Но потом решил, что звонить лучше завтра, на Таврическую, после выписки Федорова из больницы. Весь следующий день он мотался по городу, а когда вспомнил о звонке, был уже поздний вечер. И поднимать только что оправившегося после инфаркта старика даже ради хорошей новости показалось ему неловко.
О художнике на другой день напомнила родная сестрица Агния.
— Димка, ты на похороны пойдешь? — спросила она чуть задыхаясь. Видимо, слишком быстро поднималась по лестнице в своем редакционном комплексе и не могла отдышаться.
— Какие похороны?
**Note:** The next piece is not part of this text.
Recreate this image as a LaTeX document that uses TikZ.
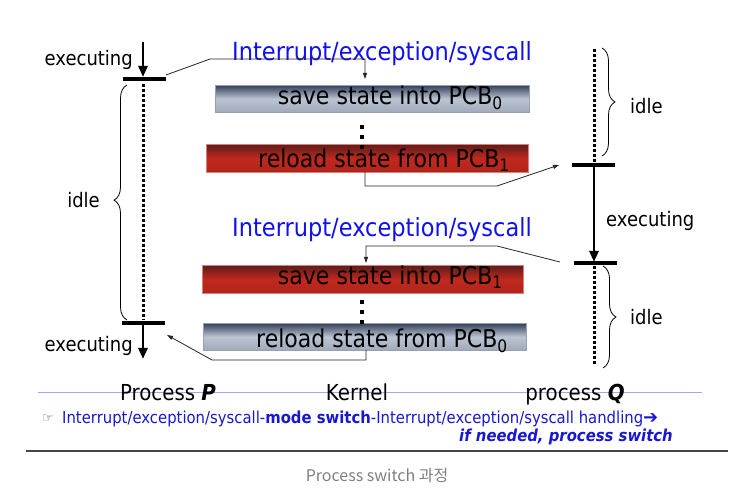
\documentclass[tikz,border=0pt]{standalone}
\usepackage{fontspec}
\setmainfont{DejaVu Sans}[FakeStretch=0.9]
\newfontfamily\krfont{Noto Sans CJK KR}
\newfontfamily\symfont{DejaVu Sans}
\usetikzlibrary{arrows.meta,decorations.pathreplacing}
\definecolor{ttlblue}{RGB}{16,16,240}
\definecolor{noteblue}{RGB}{24,24,210}
\definecolor{redbox}{RGB}{192,40,30}
\definecolor{reddark}{RGB}{92,28,26}
\definecolor{graylight}{RGB}{186,196,210}
\definecolor{graydark}{RGB}{52,64,90}
\definecolor{lineblue}{RGB}{160,168,240}
\definecolor{rulegray}{RGB}{70,70,70}
\definecolor{capgray}{RGB}{128,128,128}
\begin{document}
\begin{tikzpicture}[x=1pt,y=-1pt,
  lbl/.style={inner sep=0pt, font=\fontsize{20}{24}\selectfont},
  boxtxt/.style={inner sep=0pt, anchor=base east, font=\fontsize{24.5}{28}\selectfont},
  ttl/.style={inner sep=0pt, anchor=west, text=ttlblue, font=\fontsize{25}{30}\selectfont},
  colhead/.style={inner sep=0pt, anchor=base, font=\fontsize{22}{26}\selectfont},
  graybox/.style={minimum width=#1, minimum height=27pt, anchor=north west, inner sep=0pt,
    draw=graydark!50, line width=0.5pt, top color=graydark, bottom color=graylight!80!graydark, middle color=graylight},
  redbox/.style={minimum width=#1, minimum height=28pt, anchor=north west, inner sep=0pt,
    draw=redbox!60!white, line width=0.5pt, top color=reddark, bottom color=redbox!92!black, middle color=redbox},
  dotline/.style={line width=3pt, dash pattern=on 2.6pt off 2.4pt, line cap=butt},
  barline/.style={line width=3.5pt},
  bigarrow/.style={line width=2.5pt, -{Triangle[length=11pt,width=9pt]}},
  conn/.style={line width=0.8pt, draw=black!85, -{Triangle[length=6pt,width=4pt]}},
  bracestyle/.style={line width=0.8pt, decorate, decoration={brace, amplitude=13pt, aspect=#1}},
  kdot/.style={fill=black, minimum size=4.5pt, inner sep=0pt, draw=none}
]
\useasboundingbox (0,0) rectangle (755,502);
\fill[white] (0,0) rectangle (755,502);

% ---------- left column: process P ----------
\coordinate (pTop) at (143,42);
\coordinate (pArr1) at (143,77);
\coordinate (pBar1L) at (123,79);
\coordinate (pBar1R) at (166,79);
\coordinate (pDot1) at (143,84);
\coordinate (pDot2) at (143,320);
\coordinate (pBar2L) at (122,323);
\coordinate (pBar2R) at (165,323);
\coordinate (pBar2) at (143,325);
\coordinate (pArr2) at (143,359);
\draw[bigarrow] (pTop) -- (pArr1);
\draw[barline] (pBar1L) -- (pBar1R);
\draw[dotline] (pDot1) -- (pDot2);
\draw[barline] (pBar2L) -- (pBar2R);
\draw[bigarrow] (pBar2) -- (pArr2);
\coordinate (pBrT) at (127,85);
\coordinate (pBrB) at (127,320);
\draw[bracestyle=0.51] (pBrB) -- (pBrT);
\node[lbl, anchor=east] (pExec1) at (133,60) {executing};
\node[lbl, anchor=east] (pIdle) at (100,200) {idle};
\node[lbl, anchor=east] (pExec2) at (133,346) {executing};

% ---------- right column: process Q ----------
\coordinate (qDot1) at (594,49);
\coordinate (qDot2) at (594,162);
\coordinate (qBar1L) at (572,165);
\coordinate (qBar1R) at (615,165);
\coordinate (qBar1) at (594,167);
\coordinate (qArr) at (594,262);
\coordinate (qBar2L) at (574,263);
\coordinate (qBar2R) at (617,263);
\coordinate (qDot3) at (594,266);
\coordinate (qDot4) at (594,364);
\draw[dotline] (qDot1) -- (qDot2);
\draw[barline] (qBar1L) -- (qBar1R);
\draw[bigarrow] (qBar1) -- (qArr);
\draw[barline] (qBar2L) -- (qBar2R);
\draw[dotline] (qDot3) -- (qDot4);
\coordinate (qBr1T) at (602,48);
\coordinate (qBr1B) at (602,156);
\coordinate (qBr2T) at (603,266);
\coordinate (qBr2B) at (603,368);
\draw[bracestyle=0.5] (qBr1T) -- (qBr1B);
\draw[bracestyle=0.5] (qBr2T) -- (qBr2B);
\node[lbl, anchor=west] (qIdle1) at (630,106) {idle};
\node[lbl, anchor=west] (qExec) at (606,221) {executing};
\node[lbl, anchor=west] (qIdle2) at (630,317) {idle};

% ---------- kernel: first switch ----------
\node[ttl] (ttl1) at (232,54) {Interrupt/exception/syscall};
\node[graybox=314pt] (save0) at (215,85) {};
\node[boxtxt] (save0t) at (503,105) {save state into PCB\textsubscript{0}};
\node[kdot] (k1a) at (362,127) {};
\node[kdot] (k1b) at (362,137) {};
\node[redbox=322pt] (reload1) at (206,144) {};
\node[kdot] (k1c) at (362,147) {};
\node[boxtxt] (reload1t) at (510,168) {reload state from PCB\textsubscript{1}};

% ---------- kernel: second switch ----------
\node[ttl] (ttl2) at (232,230) {Interrupt/exception/syscall};
\node[redbox=321pt] (save1) at (202,265) {};
\node[boxtxt] (save1t) at (503,285) {save state into PCB\textsubscript{1}};
\node[kdot] (k2a) at (362,302) {};
\node[kdot] (k2b) at (362,312) {};
\node[graybox=323pt] (reload0) at (203,323) {};
\node[kdot] (k2c) at (362,322) {};
\node[boxtxt] (reload0t) at (508,348) {reload state from PCB\textsubscript{0}};

% ---------- connectors ----------
\coordinate (c1a) at (166,75);
\coordinate (c1b) at (210,59);
\coordinate (c1c) at (365,59);
\coordinate (c1d) at (365,79);
\draw[conn] (c1a) -- (c1b) -- (c1c) -- (c1d);
\coordinate (c2a) at (365,172);
\coordinate (c2b) at (365,186);
\coordinate (c2c) at (497,186);
\coordinate (c2d) at (559,165);
\draw[conn] (c2a) -- (c2b) -- (c2c) -- (c2d);
\coordinate (c3a) at (560,262);
\coordinate (c3b) at (497,246);
\coordinate (c3c) at (366,246);
\coordinate (c3d) at (366,263);
\draw[conn] (c3a) -- (c3b) -- (c3c) -- (c3d);
\coordinate (c4a) at (366,350);
\coordinate (c4b) at (366,360);
\coordinate (c4c) at (212,360);
\coordinate (c4d) at (167,335);
\draw[conn] (c4a) -- (c4b) -- (c4c) -- (c4d);

% ---------- bottom ----------
\coordinate (blL) at (38,392);
\coordinate (blR) at (702,392);
\draw[lineblue, line width=0.9pt] (blL) -- (blR);
\node[colhead] (hP) at (168,401) {Process \textbf{\textit{P}}};
\node[colhead] (hK) at (357,401) {Kernel};
\node[colhead] (hQ) at (575,401) {process \textbf{\textit{Q}}};
\node[inner sep=0pt, anchor=base west, text=black!65, font=\symfont\fontsize{13}{15}\selectfont] (hand) at (42,423) {☞};
\node[inner sep=0pt, anchor=base west, text=noteblue, font=\fontsize{16.5}{20}\selectfont] (note1) at (62,424)
  {Interrupt/exception/syscall-\textbf{mode switch}-Interrupt/exception/syscall handling{\symfont\bfseries\fontsize{18}{20}\selectfont ➔}};
\node[inner sep=0pt, anchor=base east, text=noteblue, font=\fontsize{16.5}{20}\selectfont\bfseries\itshape] (note2) at (673,442)
  {if needed, process switch};
\coordinate (rlL) at (26,451);
\coordinate (rlR) at (728,451);
\draw[rulegray, line width=2pt] (rlL) -- (rlR);
\node[inner sep=0pt, anchor=base, text=capgray, font=\krfont\fontsize{16}{18}\selectfont] (cap) at (377,481) {Process switch 과정};
\end{tikzpicture}
\end{document}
Извини, я тут очень занят, ты не могла бы…
— Ты что, некролога не читал?
Сестрица, уж если что ей было надо, становилась назойливой. Однако сейчас голос у нее был такой, как если бы она сообщала о смерти близкого родственника. Но ему и в самом деле было в ту минуту не до чьих-то похорон. С живыми бы управиться.
— Не читал, дорогая, все эти некрологи, мадригалы… Прости, мне правда некогда.
— Значит, не читал, — подтвердила Агния как бы самой себе упавшим голосом. — Художник Федоров умер. Мы позавчера еще с тобой встретились. Ты что, забыл? У лифта. А после этого он сразу умер. Прямо у меня на глазах.
— То есть, как это — на глазах? — Новость была чересчур внезапной и до Дмитрия дошла не сразу. — Ты это точно знаешь, или тебе кто-то сказал?
— А вот так, я сидела рядом с реанимацией… пока врачи пытались его спасти…
Дмитрию послышалось, что сестра всхлипывает.
— Ничего себе! Он же меня уверял, что здоров!
— Димка, там есть одна деталь… Понимаешь, когда я была в Париже… Ну помнишь, я тебе привет передавала от комиссара…
— Слушай, извини, но вот про Париж не надо, — перебил он. — Мне еще Парижей не хватало. Когда похороны, не знаешь?
— Завтра. В час дня отпевание в Князь-Владимирском соборе, оттуда — на Смоленское. В сегодняшних «Ведомостях» некролог, там все указано. Мы тоже дали сообщение, я сама вчера весь вечер писала. Все-таки была рядом, когда он умирал. Димка, слушай, я, правда, хочу сказать важную вещь. Тогда, в Париже…
— Сестренка, давай про Париж расскажешь потом… Я записал: в тринадцать часов, Князь-Владимирский. Будь.
Самарин положил трубку, так и не дослушав сестру. И даже подумал с досадой, что всегда она с чем-нибудь носится: прежде со своим дворянством, теперь вот с Парижем. Тысячи людей ежегодно бывают в Париже, и никто об этом даже не догадывается, а ей надо, чтобы обязательно узнал каждый!